Hacker News new | ask | show | jobs
by PeterisP 4341 days ago
"What's wrong with packaging other people's content as long as you're not profiting from it?"

Everything, and the "you're not profiting from it" part is completely irrelevant and can be skipped from the sentence.

Redistributing other people's content without their consent is simply not allowed, and the fact that they have made this content freely available on channel A doesn't give you permission to make it freely available on channel B.

And no matter what position you take on copyright, impersonating their name, as the original poster had done, is clearly unethical and unexcusable.

2 comments

Aside from the legal and policy issues, as a user this stuff can be pretty annoying. You just want say the Facebook app and you have to wade through half a dozen spam apps saying Facebook in their name before you get to the real one. With facebook it's fairly obvious but if you are trying to download some app you don't know well it's easy to get a bogus one by mistake.
The Description of the app clearly states that the app is not actually affiliated in any way with the original content creator.
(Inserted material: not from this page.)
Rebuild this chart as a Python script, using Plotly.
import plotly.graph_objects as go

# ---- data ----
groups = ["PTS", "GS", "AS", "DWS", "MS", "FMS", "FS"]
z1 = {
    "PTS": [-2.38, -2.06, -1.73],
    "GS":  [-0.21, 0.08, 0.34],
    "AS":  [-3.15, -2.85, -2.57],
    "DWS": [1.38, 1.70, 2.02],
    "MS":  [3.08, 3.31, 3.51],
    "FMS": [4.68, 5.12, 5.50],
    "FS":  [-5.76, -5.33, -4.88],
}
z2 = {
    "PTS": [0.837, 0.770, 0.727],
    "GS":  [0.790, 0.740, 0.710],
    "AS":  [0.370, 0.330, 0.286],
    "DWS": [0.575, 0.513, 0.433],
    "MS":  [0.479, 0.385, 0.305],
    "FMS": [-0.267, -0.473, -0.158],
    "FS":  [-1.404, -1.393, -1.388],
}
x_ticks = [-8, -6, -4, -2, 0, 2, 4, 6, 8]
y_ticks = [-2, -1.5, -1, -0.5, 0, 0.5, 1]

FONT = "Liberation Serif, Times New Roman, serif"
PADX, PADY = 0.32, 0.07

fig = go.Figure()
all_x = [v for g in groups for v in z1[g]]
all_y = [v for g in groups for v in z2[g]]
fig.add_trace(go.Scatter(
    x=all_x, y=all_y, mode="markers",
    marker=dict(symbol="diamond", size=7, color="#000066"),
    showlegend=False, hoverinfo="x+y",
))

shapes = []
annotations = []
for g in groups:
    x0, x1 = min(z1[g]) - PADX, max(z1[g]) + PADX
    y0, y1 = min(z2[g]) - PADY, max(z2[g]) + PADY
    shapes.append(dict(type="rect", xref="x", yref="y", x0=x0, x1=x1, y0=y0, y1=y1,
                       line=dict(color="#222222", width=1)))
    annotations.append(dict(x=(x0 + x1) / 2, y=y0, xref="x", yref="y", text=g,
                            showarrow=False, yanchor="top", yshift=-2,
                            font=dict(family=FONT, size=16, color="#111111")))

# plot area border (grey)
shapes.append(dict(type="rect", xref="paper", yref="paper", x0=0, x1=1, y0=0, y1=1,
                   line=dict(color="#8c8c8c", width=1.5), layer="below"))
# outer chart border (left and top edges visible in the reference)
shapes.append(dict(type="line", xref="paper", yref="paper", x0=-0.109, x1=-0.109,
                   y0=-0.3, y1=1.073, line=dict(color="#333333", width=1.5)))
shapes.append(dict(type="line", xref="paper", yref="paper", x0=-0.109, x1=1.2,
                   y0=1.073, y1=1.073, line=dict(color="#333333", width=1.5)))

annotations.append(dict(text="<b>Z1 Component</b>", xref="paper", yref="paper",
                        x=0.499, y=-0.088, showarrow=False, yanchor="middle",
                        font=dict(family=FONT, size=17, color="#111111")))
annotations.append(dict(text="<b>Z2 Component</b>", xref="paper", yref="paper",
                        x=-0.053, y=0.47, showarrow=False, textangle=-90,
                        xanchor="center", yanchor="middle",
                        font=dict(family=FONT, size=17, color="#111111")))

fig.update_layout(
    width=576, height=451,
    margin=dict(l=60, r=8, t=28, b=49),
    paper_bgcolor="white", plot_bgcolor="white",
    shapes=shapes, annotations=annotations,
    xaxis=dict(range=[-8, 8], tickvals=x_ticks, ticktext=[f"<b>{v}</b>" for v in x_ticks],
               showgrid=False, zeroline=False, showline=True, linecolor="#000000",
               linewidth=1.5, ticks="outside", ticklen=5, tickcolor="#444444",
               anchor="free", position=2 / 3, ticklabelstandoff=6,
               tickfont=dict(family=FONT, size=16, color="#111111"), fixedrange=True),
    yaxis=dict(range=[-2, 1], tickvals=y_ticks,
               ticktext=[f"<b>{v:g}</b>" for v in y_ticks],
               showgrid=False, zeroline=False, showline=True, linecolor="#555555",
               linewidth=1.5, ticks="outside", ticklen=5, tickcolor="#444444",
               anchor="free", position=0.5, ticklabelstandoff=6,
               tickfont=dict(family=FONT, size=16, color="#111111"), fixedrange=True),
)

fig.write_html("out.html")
So it's not really impersonation is it?

Plus they can always just request nicely for it to be removed if their really that bothered by it.
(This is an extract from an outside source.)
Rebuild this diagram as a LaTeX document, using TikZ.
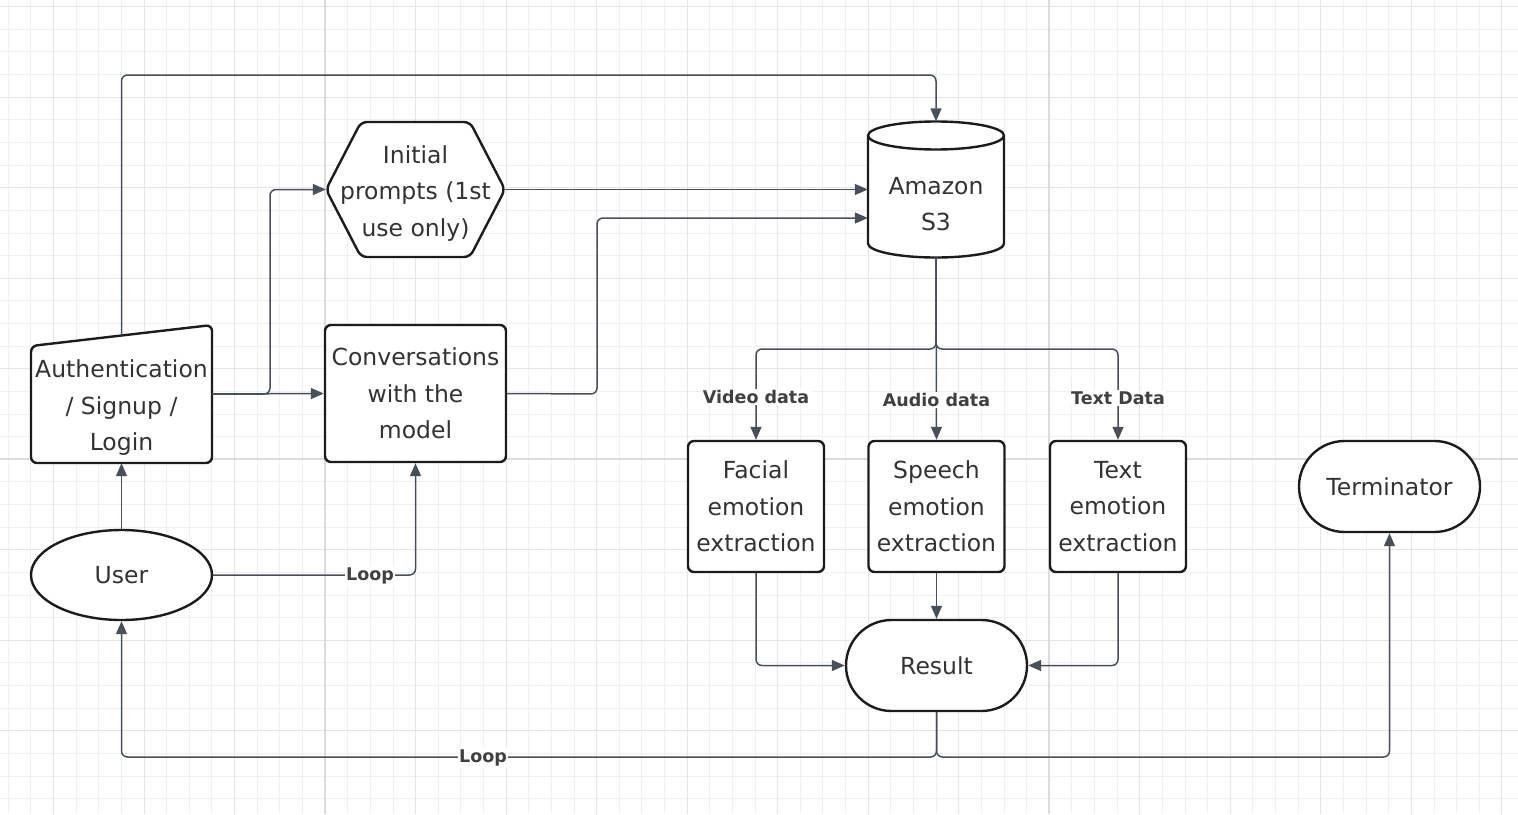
\documentclass[tikz,border=0pt]{standalone}
\usepackage{fontspec}
\setmainfont{DejaVu Sans}
\usetikzlibrary{arrows.meta,shapes.misc,shapes.geometric}
\definecolor{shapecol}{HTML}{1C1C1C}
\definecolor{textcol}{HTML}{333333}
\definecolor{conncol}{HTML}{4A5059}
\definecolor{gridminor}{HTML}{F0F0F0}
\definecolor{gridmed}{HTML}{E5E5E5}
\definecolor{gridmajor}{HTML}{DCDCDC}
\definecolor{labelcol}{HTML}{404040}
\newcommand\diagfont{\fontsize{23.5}{36.5}\selectfont}
\newcommand\labfont{\fontsize{17.5}{20}\selectfont\bfseries}
\begin{document}
\begin{tikzpicture}[x=1pt,y=1pt,
  shapeline/.style={draw=shapecol,line width=2.4pt,fill=white},
  txt/.style={inner sep=0pt,align=center,font=\diagfont,text=textcol},
  box/.style={shapeline,txt,rectangle,rounded corners=6pt},
  stadium/.style={shapeline,txt,rounded rectangle,minimum width=181pt,minimum height=91pt},
  ghost/.style={txt,rectangle},
  conn/.style={draw=conncol,line width=1.5pt,rounded corners=6pt,-{Triangle[length=13pt,width=11pt]}},
  lab/.style={fill=white,inner sep=1.5pt,font=\labfont,text=labelcol}
]
\useasboundingbox (0,0) rectangle (1518,-814);
\fill[white] (0,0) rectangle (1518,-814);
% grid
\foreach \i in {0,...,66}{\draw[gridminor,line width=1pt] ({8.3+22.63*\i},0) -- ({8.3+22.63*\i},-814);}
\foreach \j in {0,...,35}{\draw[gridminor,line width=1pt] (0,{-6.7-22.63*\j}) -- (1518,{-6.7-22.63*\j});}
\foreach \i in {2,6,...,66}{\draw[gridmed,line width=1pt] ({8.3+22.63*\i},0) -- ({8.3+22.63*\i},-814);}
\foreach \j in {0,4,...,32}{\draw[gridmed,line width=1pt] (0,{-6.7-22.63*\j}) -- (1518,{-6.7-22.63*\j});}
\foreach \i in {14,46}{\draw[gridmajor,line width=1.8pt] ({8.3+22.63*\i},0) -- ({8.3+22.63*\i},-814);}
\foreach \j in {20}{\draw[gridmajor,line width=1.8pt] (0,{-6.7-22.63*\j}) -- (1518,{-6.7-22.63*\j});}

% Authentication (manual input shape)
\node[ghost,minimum width=181pt,minimum height=138pt] (auth) at (121.5,-394) {};
\draw[shapeline,rounded corners=6pt] (31,-463) -- (31,-346) -- (212,-325) -- (212,-463) -- cycle;
\node[txt] (authtext) at (121.5,-408) {Authentication\\/ Signup /\\Login};
\coordinate (authtop) at (121.5,-335.5);

% Initial prompts hexagon
\node[ghost,minimum width=179pt,minimum height=135pt] (hex) at (415.5,-189.5) {};
\draw[shapeline,rounded corners=6pt] (326,-189.5) -- (361,-122) -- (470,-122) -- (505,-189.5) -- (470,-257) -- (361,-257) -- cycle;
\node[txt] at (415.5,-193.5) {Initial\\prompts (1st\\use only)};

% Amazon S3 cylinder
\node[ghost,minimum width=136pt,minimum height=136pt] (s3) at (936,-189.5) {};
\draw[shapeline] (868,-135.5) -- (868,-243.5) arc[start angle=180,end angle=360,x radius=68,y radius=14] -- (1004,-135.5) arc[start angle=0,end angle=180,x radius=68,y radius=14] -- cycle;
\draw[draw=shapecol,line width=2.4pt] (868,-135.5) arc[start angle=180,end angle=360,x radius=68,y radius=14];
\node[txt] at (936,-204) {Amazon\\S3};

% Boxes
\node[box,minimum width=181pt,minimum height=137pt] (conv) at (415.5,-393.5) {Conversations\\with the\\model};
\node[box,minimum width=136pt,minimum height=131pt] (facial) at (756,-506.5) {Facial\\emotion\\extraction};
\node[box,minimum width=136pt,minimum height=131pt] (speech) at (936.5,-506.5) {Speech\\emotion\\extraction};
\node[box,minimum width=136pt,minimum height=131pt] (textbox) at (1118,-506.5) {Text\\emotion\\extraction};
\node[stadium] (term) at (1389.5,-486.5) {Terminator};
\node[stadium] (result) at (936.5,-665.5) {Result};
\node[shapeline,txt,ellipse,minimum width=181pt,minimum height=90pt] (user) at (121.5,-575) {User};

% Connectors
\draw[conn] (authtop) -- (121.5,-75) -| (s3.north);
\draw[conn] (auth.east) -- (270,-394) |- (hex.west);
\draw[conn] (auth.east) -- (conv.west);
\draw[conn] (hex.east) -- (s3.west);
\draw[conn] (conv.east) -- (597,-394) |- (s3.west |- 0,-218);
\draw[conn] (s3.south) -- (936,-349) -| (facial.north);
\draw[conn] (s3.south) -- (speech.north);
\draw[conn] (s3.south) -- (936,-349) -| (textbox.north);
\node[lab] (vlab) at (756,-397) {Video data};
\node[lab] (alab) at (936.5,-400) {Audio data};
\node[lab] (tlab) at (1118,-398) {Text Data};
\draw[conn] (facial.south) |- (result.west);
\draw[conn] (speech.south) -- (result.north);
\draw[conn] (textbox.south) |- (result.east);
\draw[conn] (result.south) -- (936.5,-757) -| (user.south);
\draw[conn] (result.south) -- (936.5,-757) -| (term.south);
\draw[conn] (user.east) -| (conv.south);
\draw[conn] (user.north) -- (auth.south);
\node[lab] (loop1) at (370,-576) {Loop};
\node[lab] (loop2) at (483,-758) {Loop};
\end{tikzpicture}
\end{document}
What is with this need of taking drastic measures for something as simple as this. Whatever happened to talking to the developer and sorting it out like gentlemen.
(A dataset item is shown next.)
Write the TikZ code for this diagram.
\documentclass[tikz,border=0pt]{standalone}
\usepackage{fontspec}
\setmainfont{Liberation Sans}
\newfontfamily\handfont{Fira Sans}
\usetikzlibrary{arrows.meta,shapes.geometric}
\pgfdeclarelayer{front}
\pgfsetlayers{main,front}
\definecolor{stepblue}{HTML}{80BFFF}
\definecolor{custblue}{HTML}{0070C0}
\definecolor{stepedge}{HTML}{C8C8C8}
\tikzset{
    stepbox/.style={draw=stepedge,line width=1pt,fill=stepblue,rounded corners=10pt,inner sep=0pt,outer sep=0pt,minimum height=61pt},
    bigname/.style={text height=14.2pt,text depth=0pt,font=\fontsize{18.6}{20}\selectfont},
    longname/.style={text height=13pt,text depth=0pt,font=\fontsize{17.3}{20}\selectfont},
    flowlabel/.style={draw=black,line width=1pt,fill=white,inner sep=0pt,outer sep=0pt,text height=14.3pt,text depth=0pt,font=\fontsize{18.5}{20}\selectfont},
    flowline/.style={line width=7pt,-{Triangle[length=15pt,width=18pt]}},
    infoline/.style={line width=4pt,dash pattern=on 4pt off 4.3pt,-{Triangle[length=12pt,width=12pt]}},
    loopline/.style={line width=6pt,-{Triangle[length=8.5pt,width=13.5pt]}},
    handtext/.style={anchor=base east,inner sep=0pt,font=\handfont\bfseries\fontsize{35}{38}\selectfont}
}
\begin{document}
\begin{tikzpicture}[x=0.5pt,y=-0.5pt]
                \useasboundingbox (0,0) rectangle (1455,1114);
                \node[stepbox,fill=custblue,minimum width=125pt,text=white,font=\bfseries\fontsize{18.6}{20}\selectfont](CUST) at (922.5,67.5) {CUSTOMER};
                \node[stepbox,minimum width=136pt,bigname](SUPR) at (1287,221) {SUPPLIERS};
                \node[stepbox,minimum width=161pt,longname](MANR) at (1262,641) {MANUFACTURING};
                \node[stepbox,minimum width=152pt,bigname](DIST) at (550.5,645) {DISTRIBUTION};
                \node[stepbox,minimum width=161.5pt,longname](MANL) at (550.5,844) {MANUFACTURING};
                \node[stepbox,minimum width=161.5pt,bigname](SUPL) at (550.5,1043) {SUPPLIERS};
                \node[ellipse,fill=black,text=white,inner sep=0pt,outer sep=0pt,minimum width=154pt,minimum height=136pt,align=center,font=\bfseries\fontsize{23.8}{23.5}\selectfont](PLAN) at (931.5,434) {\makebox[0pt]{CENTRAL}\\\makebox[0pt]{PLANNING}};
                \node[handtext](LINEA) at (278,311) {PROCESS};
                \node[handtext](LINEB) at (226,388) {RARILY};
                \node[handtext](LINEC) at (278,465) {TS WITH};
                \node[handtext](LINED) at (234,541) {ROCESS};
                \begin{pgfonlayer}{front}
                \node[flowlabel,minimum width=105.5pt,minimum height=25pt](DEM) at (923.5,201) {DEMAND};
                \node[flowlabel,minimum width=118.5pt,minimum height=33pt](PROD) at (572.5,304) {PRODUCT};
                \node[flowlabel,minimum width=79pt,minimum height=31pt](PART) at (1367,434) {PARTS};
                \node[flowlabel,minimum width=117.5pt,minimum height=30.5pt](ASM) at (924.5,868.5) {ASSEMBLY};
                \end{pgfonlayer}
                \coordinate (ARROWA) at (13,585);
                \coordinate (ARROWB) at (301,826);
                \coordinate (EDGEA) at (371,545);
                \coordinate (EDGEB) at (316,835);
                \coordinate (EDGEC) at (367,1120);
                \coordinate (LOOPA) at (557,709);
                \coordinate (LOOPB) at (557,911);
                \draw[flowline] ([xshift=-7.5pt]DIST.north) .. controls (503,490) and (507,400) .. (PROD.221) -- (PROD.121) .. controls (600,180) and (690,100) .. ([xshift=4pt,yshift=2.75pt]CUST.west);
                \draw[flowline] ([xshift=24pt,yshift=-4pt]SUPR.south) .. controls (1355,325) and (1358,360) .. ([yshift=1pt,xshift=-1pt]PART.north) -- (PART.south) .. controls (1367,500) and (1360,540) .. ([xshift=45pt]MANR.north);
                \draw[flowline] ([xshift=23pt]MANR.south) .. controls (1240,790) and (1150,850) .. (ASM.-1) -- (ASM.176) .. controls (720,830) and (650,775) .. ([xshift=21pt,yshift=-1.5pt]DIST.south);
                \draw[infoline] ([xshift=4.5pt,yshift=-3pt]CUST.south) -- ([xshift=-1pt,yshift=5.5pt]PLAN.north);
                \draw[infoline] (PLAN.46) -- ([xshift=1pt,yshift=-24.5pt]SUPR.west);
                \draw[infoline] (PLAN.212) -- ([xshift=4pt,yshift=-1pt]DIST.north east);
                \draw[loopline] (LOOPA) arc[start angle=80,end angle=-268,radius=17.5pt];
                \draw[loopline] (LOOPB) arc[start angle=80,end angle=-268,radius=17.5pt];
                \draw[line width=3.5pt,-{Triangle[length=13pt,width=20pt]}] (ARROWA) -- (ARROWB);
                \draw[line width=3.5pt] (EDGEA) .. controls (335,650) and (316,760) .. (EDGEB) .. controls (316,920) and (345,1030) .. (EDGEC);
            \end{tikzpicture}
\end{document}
They did request for it to be removed. They sent Google the request, which is what I would do, because dealing with some spammy app developer isn't worth my time. And frankly, given how this guy doesn't admit to wrongdoing or even breaking the rules, I don't buy that he'd be particularly responsive. I expect I'd get a defensive and argumentative email in response.
This is why we can't have nice things you just assume he's not going to comply but you don't even make an attempt to resolve the issue in a gentlemanly fashion.

Why? Because you can't be bothered to.

You would rather give him a black mark on his account with the knowledge that only 3 in his life time would get him permanently banned.

The BBC should not be expected to reach our to every spammy app developer personally to politely ask that their infringing app be removed. Not only would this be more costly for them than interacting directly with Google, it would likely get some IP enforcement employees there fired when someone higher up noticed that apps were not being taken down promptly.

I don't like that Google banned this guy from Google wallet and from buying apps, but I have no issue with them banning him from publishing new apps. He blatantly violated trademarks repeatedly, and he published low-quality apps that by his own admission were identical except for an ID change, and provided no functionality aside from being a YouTube wrapper. He's a spammer.

This is why we can't have nice things you just assume he's not going to comply but you don't even make an attempt to resolve the issue in a gentlemanly fashion.

Why? Because you can't be bothered to

Yes, because it's a waste of time and resources.

One developer, one email conversation, fine, not the largest time investment.

What about all of the other developers in the world?

Especially if this became a recognised method of gaining work?

Suddenly you need full-time staff dedicated to the non-core-business activity of writing "gentlemanly" emails.

It's unworkable.

Edit: wrong thread.

I would gladly pay for Google support, and I've stated as much in the past.

I have paid for Microsoft support, and it was a great experience. Microsoft is (or was) as big or bigger than Google, and used by a significant fraction of the population.

So, it can be done. Google doesn't want to do it.

Did you reply to the wrong comment? The discussion here is about whether the content owner should make a polite request to the creator of an infringing app rather than filing a takedown notice with Google. Google's lack of support is legendary, but not relevant.
Gentlemanly fashion would involve the guilty party to invest all the effort in resolving the situation and apologize to everyone involved, instead of demanding others to educate him and point out how exactly to improve his wrongdoings.

Noone is really entitled to free handholding from others in the first place, and doing harmful stuff (such as spamming the appmarket with those fake apps) doesn't offer any extra rights, it can only offer extra duties.

It would be harsh to punish someone after the first offense, but if someone is showing both with his words (the "clarification" sent to google) and actions (the other two strikes) that he perceives those actions as socially acceptable, then there's no duty for anyone to reeducate him when just putting him on lifetime ignorelist achieves the required result (protecting appstore customers from such publishers) much cheaper, faster and better.

Even worse: he'd offer to sell you the app for $50,000!